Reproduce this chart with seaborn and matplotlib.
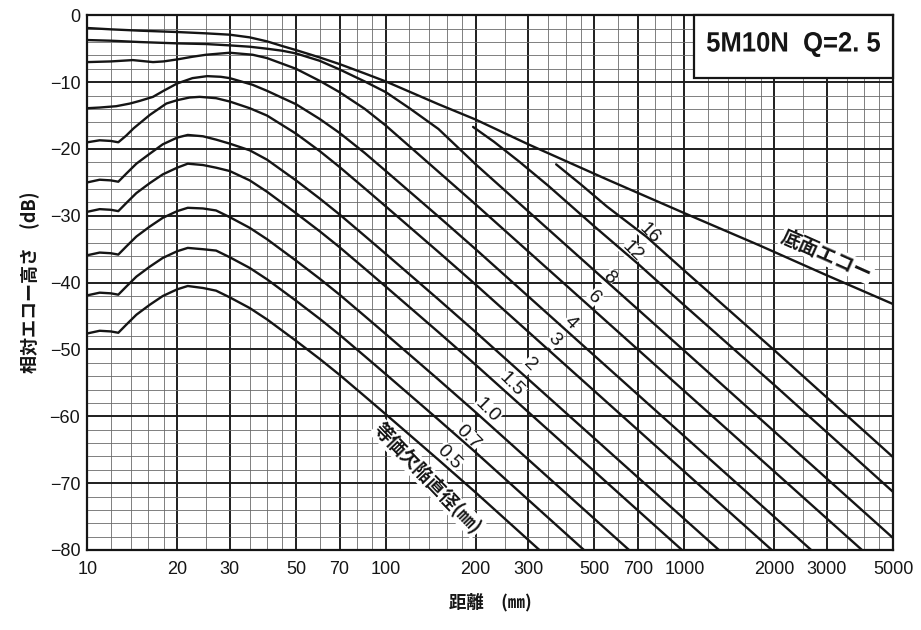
import matplotlib
matplotlib.use("Agg")
import matplotlib.pyplot as plt
import numpy as np
import pandas as pd
import seaborn as sns
from matplotlib import font_manager
from matplotlib.font_manager import FontProperties
from matplotlib.patches import Rectangle, PathPatch
from matplotlib.textpath import TextPath
from matplotlib.transforms import Affine2D
from matplotlib.ticker import FixedLocator, NullFormatter

# ---- DGS curves: distance (mm) vs relative echo height (dB) ----
distance_bwe = [10, 12, 15, 20, 25, 30, 35, 40, 45, 50, 60, 70, 85, 100, 150, 200, 300, 560, 1000, 1780, 3000, 5000]
echo_bwe = [-1.9, -2.1, -2.3, -2.5, -2.7, -2.9, -3.3, -3.9, -4.6, -5.2, -6.3, -7.3, -8.7, -9.9, -13.3, -15.6, -19.3, -24.7, -29.6, -34.4, -38.9, -43.2]

distance_d16 = [372, 450, 550, 745, 1000, 2000, 5000]
echo_d16 = [-22.3, -25.3, -28.6, -33.1, -38.2, -50.1, -66.1]

distance_d12 = [196, 230, 280, 350, 500, 700, 1000, 2000, 5000]
echo_d12 = [-16.7, -18.9, -21.9, -25.5, -31.6, -37.2, -43.4, -55.3, -71.3]

distance_d8 = [10, 12, 15, 20, 25, 30, 35, 40, 45, 50, 60, 70, 85, 100, 120, 150, 200, 500, 1000, 5000]
echo_d8 = [-3.7, -3.8, -4.0, -4.2, -4.3, -4.5, -4.7, -5.0, -5.3, -5.7, -6.8, -8.1, -9.9, -11.5, -13.9, -17.0, -22.3, -38.2, -50.2, -78.2]

distance_d6 = [10, 12, 14.2, 16.6, 18, 20, 22.5, 25, 30, 35.8, 40, 50, 60, 70, 85, 100, 150, 200, 3936]
echo_d6 = [-7.0, -6.9, -6.7, -7.0, -6.9, -6.6, -6.2, -5.9, -5.6, -5.9, -6.4, -8.0, -9.8, -11.5, -14.0, -16.5, -23.4, -28.3, -80.0]

distance_d4 = [10, 11, 12.5, 13.9, 15, 16.6, 18, 20, 22.5, 25.2, 28, 30, 35.8, 40, 50, 60, 70, 85, 100, 150, 200, 2660]
echo_d4 = [-13.9, -13.8, -13.6, -13.2, -12.8, -12.2, -11.3, -10.2, -9.4, -9.1, -9.2, -9.4, -10.4, -11.3, -13.3, -15.5, -17.6, -20.6, -23.3, -30.1, -35.0, -80.0]

distance_d3 = [10, 11, 12, 12.7, 13.5, 14.3, 16.2, 18.4, 20, 22, 23.8, 27, 30, 35, 40, 50, 60, 70, 85, 100, 150, 200, 1963]
echo_d3 = [-19.0, -18.7, -18.8, -19.0, -18.0, -16.9, -14.9, -13.2, -12.7, -12.3, -12.2, -12.4, -12.9, -13.9, -15.0, -17.7, -20.3, -22.7, -25.9, -28.6, -35.4, -40.3, -80.0]

distance_small = [10, 11, 12, 12.7, 13.5, 14.6, 16.2, 17.9, 20, 21.7, 24.4, 27, 30, 35, 40, 50, 60, 70, 85, 100, 150, 200]

echo_d2 = [-25.0, -24.6, -24.7, -24.9, -23.7, -22.2, -20.7, -19.3, -18.3, -17.9, -18.1, -18.6, -19.2, -20.2, -21.6, -24.7, -27.4, -29.8, -33.0, -35.7, -42.5, -47.4]
end_d2 = (1306, -80.0)

echo_d15 = [-29.4, -29.0, -29.1, -29.3, -28.1, -26.6, -25.1, -23.8, -22.8, -22.2, -22.4, -22.8, -23.3, -24.7, -26.4, -29.6, -32.3, -34.7, -37.9, -40.6, -47.4, -52.3]
end_d15 = (982, -80.0)

echo_d10 = [-35.9, -35.5, -35.6, -35.8, -34.6, -33.1, -31.6, -30.3, -29.3, -28.8, -28.9, -29.2, -30.2, -31.8, -33.5, -36.7, -39.4, -41.8, -45.0, -47.7, -54.5, -59.4]
end_d10 = (653, -80.0)

echo_d07 = [-41.9, -41.5, -41.6, -41.8, -40.6, -39.1, -37.6, -36.3, -35.3, -34.8, -35.0, -35.2, -36.2, -37.8, -39.5, -42.7, -45.4, -47.8, -51.0, -53.7, -60.5, -65.4]
end_d07 = (461, -80.0)

echo_d05 = [-47.6, -47.2, -47.3, -47.5, -46.3, -44.8, -43.3, -42.0, -41.0, -40.5, -40.8, -41.2, -42.2, -43.8, -45.5, -48.7, -51.4, -53.8, -57.0, -59.7, -66.5, -71.4]
end_d05 = (327, -80.0)

# curve labels: text, distance, dB
label_text = ["16", "12", "8", "6", "4", "3", "2", "1.5", "1.0", "0.7", "0.5"]
label_dist = [762, 668, 560, 499, 415, 367, 303, 264, 219, 188, 163]
label_db = [-32.6, -35.4, -39.3, -42.2, -46.0, -48.6, -52.3, -55.3, -59.1, -63.1, -66.1]

x_major = [10, 20, 30, 50, 70, 100, 200, 300, 500, 700, 1000, 2000, 3000, 5000]
x_minor = [12, 14, 16, 18, 25, 35, 40, 45, 60, 80, 90,
           120, 140, 160, 180, 250, 350, 400, 450, 600, 800, 900,
           1200, 1400, 1600, 1800, 2500, 3500, 4000, 4500]
y_major = list(range(-80, 1, 10))
y_minor = list(range(-80, 1, 2))

# ---- assemble long table ----
curves = {
    "bwe": (distance_bwe, echo_bwe),
    "16": (distance_d16, echo_d16),
    "12": (distance_d12, echo_d12),
    "8": (distance_d8, echo_d8),
    "6": (distance_d6, echo_d6),
    "4": (distance_d4, echo_d4),
    "3": (distance_d3, echo_d3),
    "2": (distance_small + [end_d2[0]], echo_d2 + [end_d2[1]]),
    "1.5": (distance_small + [end_d15[0]], echo_d15 + [end_d15[1]]),
    "1.0": (distance_small + [end_d10[0]], echo_d10 + [end_d10[1]]),
    "0.7": (distance_small + [end_d07[0]], echo_d07 + [end_d07[1]]),
    "0.5": (distance_small + [end_d05[0]], echo_d05 + [end_d05[1]]),
}
frames = []
for name, (xs, ys) in curves.items():
    frames.append(pd.DataFrame({"distance": xs, "echo": ys, "curve": name}))
df = pd.concat(frames, ignore_index=True)

# ---- style ----
sns.set_theme(style="white")
num_font = "Liberation Sans"
cjk_font = "Noto Sans CJK JP"
plt.rcParams["font.family"] = [num_font, cjk_font, "DejaVu Sans"]
plt.rcParams["axes.unicode_minus"] = True
ink = "#151515"

fig = plt.figure(figsize=(9.21, 6.3), dpi=100)
ax = fig.add_axes([0.0948, 0.127, 0.8748, 0.8487])

sns.lineplot(data=df, x="distance", y="echo", hue="curve",
             palette={k: ink for k in curves}, estimator=None,
             sort=False, units="curve", legend=False, lw=1.7, ax=ax)
for ln in ax.get_lines():
    ln.set_zorder(3)

ax.set_xscale("log")
ax.set_xlim(10, 5000)
ax.set_ylim(-80, 0)

ax.xaxis.set_major_locator(FixedLocator(x_major))
ax.set_xticklabels([str(v) for v in x_major])
ax.xaxis.set_minor_locator(FixedLocator(x_minor))
ax.xaxis.set_minor_formatter(NullFormatter())
ax.yaxis.set_major_locator(FixedLocator(y_major))
ax.set_yticklabels(["\u2212%d" % -v if v < 0 else "0" for v in y_major])
ax.yaxis.set_minor_locator(FixedLocator(y_minor))

ax.tick_params(which="both", length=0)
ax.tick_params(axis="x", labelsize=13, pad=8, colors=ink)
ax.tick_params(axis="y", labelsize=13, pad=5, colors=ink)

ax.set_axisbelow(True)
ax.grid(which="major", color="#1e1e1e", lw=1.4)
ax.grid(which="minor", color="#6a6a6a", lw=0.6)
for sp in ax.spines.values():
    sp.set_visible(True)
    sp.set_color(ink)
    sp.set_linewidth(1.6)

ax.set_xlabel("距離　(㎜)", fontsize=12.5, family=[cjk_font, "DejaVu Sans"],
              fontweight="bold", color=ink)
ax.set_ylabel("相対エコー高さ　(dB)", fontsize=13, family=[cjk_font, "DejaVu Sans"],
              fontweight="bold", color=ink)
ax.xaxis.set_label_coords(0.5, -0.080)
ax.yaxis.set_label_coords(-0.058, 0.5)

# curve labels along the far-field lines
for txt, xd, yd in zip(label_text, label_dist, label_db):
    ax.text(xd, yd, txt, rotation=-45, rotation_mode="anchor", ha="center", va="center",
            fontsize=14, color=ink, zorder=2.6,
            bbox=dict(boxstyle="square,pad=0.03", fc="white", ec="none"))

ax.text(138, -69.3, "等価欠陥直径(㎜)", rotation=-46, rotation_mode="anchor",
        ha="center", va="center", fontsize=13.5, fontweight="bold",
        family=[cjk_font, "DejaVu Sans"], color=ink, zorder=2.6,
        bbox=dict(boxstyle="square,pad=0.05", fc="white", ec="none"))
ax.text(3000, -35.9, "底面エコー", rotation=-24, rotation_mode="anchor",
        ha="center", va="center", fontsize=14, fontweight="bold",
        family=[cjk_font, "DejaVu Sans"], color=ink, zorder=2.6,
        bbox=dict(boxstyle="square,pad=0.05", fc="white", ec="none"))

# probe designation box
ax.add_patch(Rectangle((0.753, 0.883), 0.247, 0.117, transform=ax.transAxes,
                       fc="white", ec=ink, lw=1.6, zorder=4, clip_on=False))

# condensed title lettering: glyph outlines squeezed horizontally into the box
title_path = TextPath((0, 0), "5M10N  Q=2. 5", size=1,
                      prop=FontProperties(family="Liberation Sans", weight="bold"))
ext = title_path.get_extents()
fig_h_px = fig.get_figheight() * fig.dpi
title_w_px, title_h_px = 173.0, 25.0
title_left_px, title_top_px = 707.0, 32.0
title_tf = (Affine2D()
            .translate(-ext.x0, -ext.y0)
            .scale(title_w_px / ext.width, title_h_px / ext.height)
            .translate(title_left_px, fig_h_px - title_top_px - title_h_px))
fig.add_artist(PathPatch(title_path, transform=title_tf, fc=ink, ec="none", zorder=6))

fig.savefig("out.png", dpi=100)
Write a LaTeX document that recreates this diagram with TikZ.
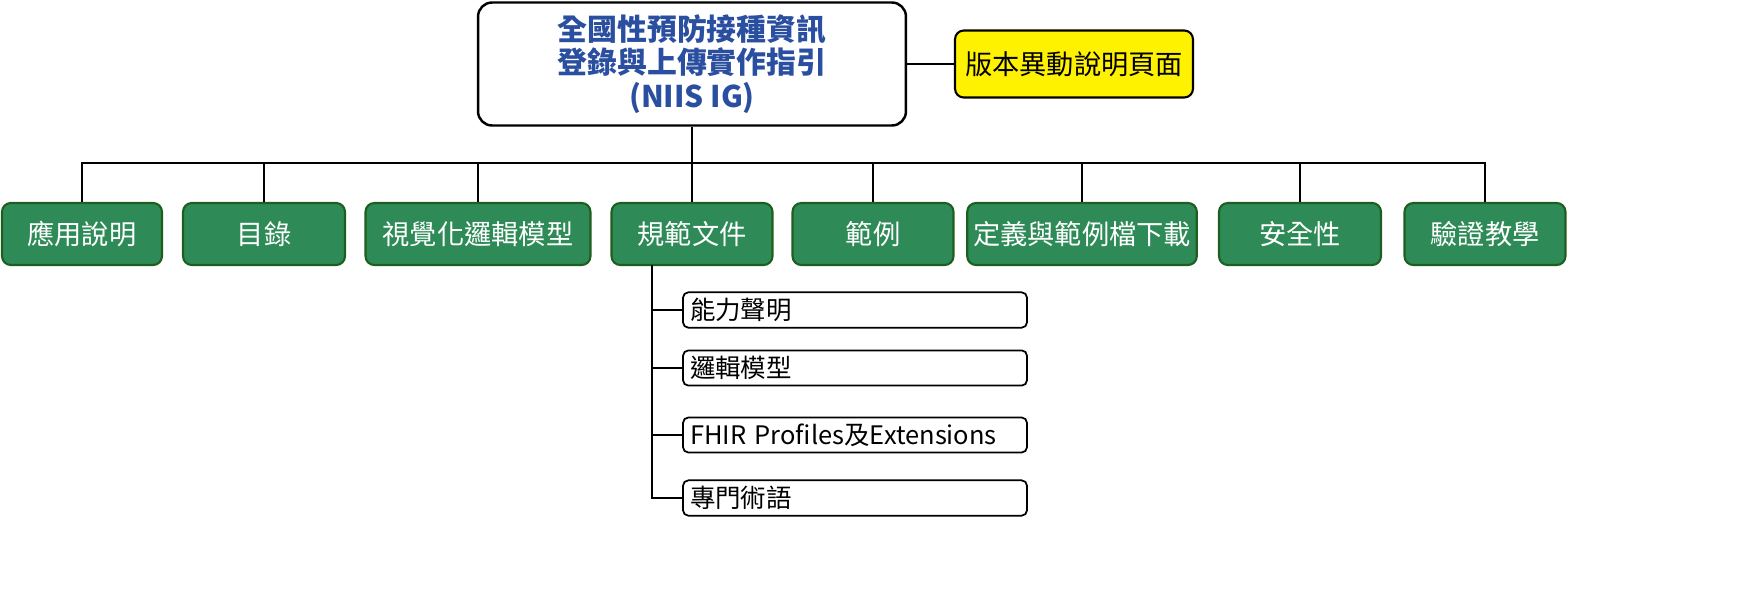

PROBLEM DESCRIPTION: Gather up, from the records above, each line where the word "this" appears.

REPLY TO THE EXERCISE:
Reproduce this chart with seaborn and matplotlib.
Write a LaTeX document that recreates this diagram with TikZ.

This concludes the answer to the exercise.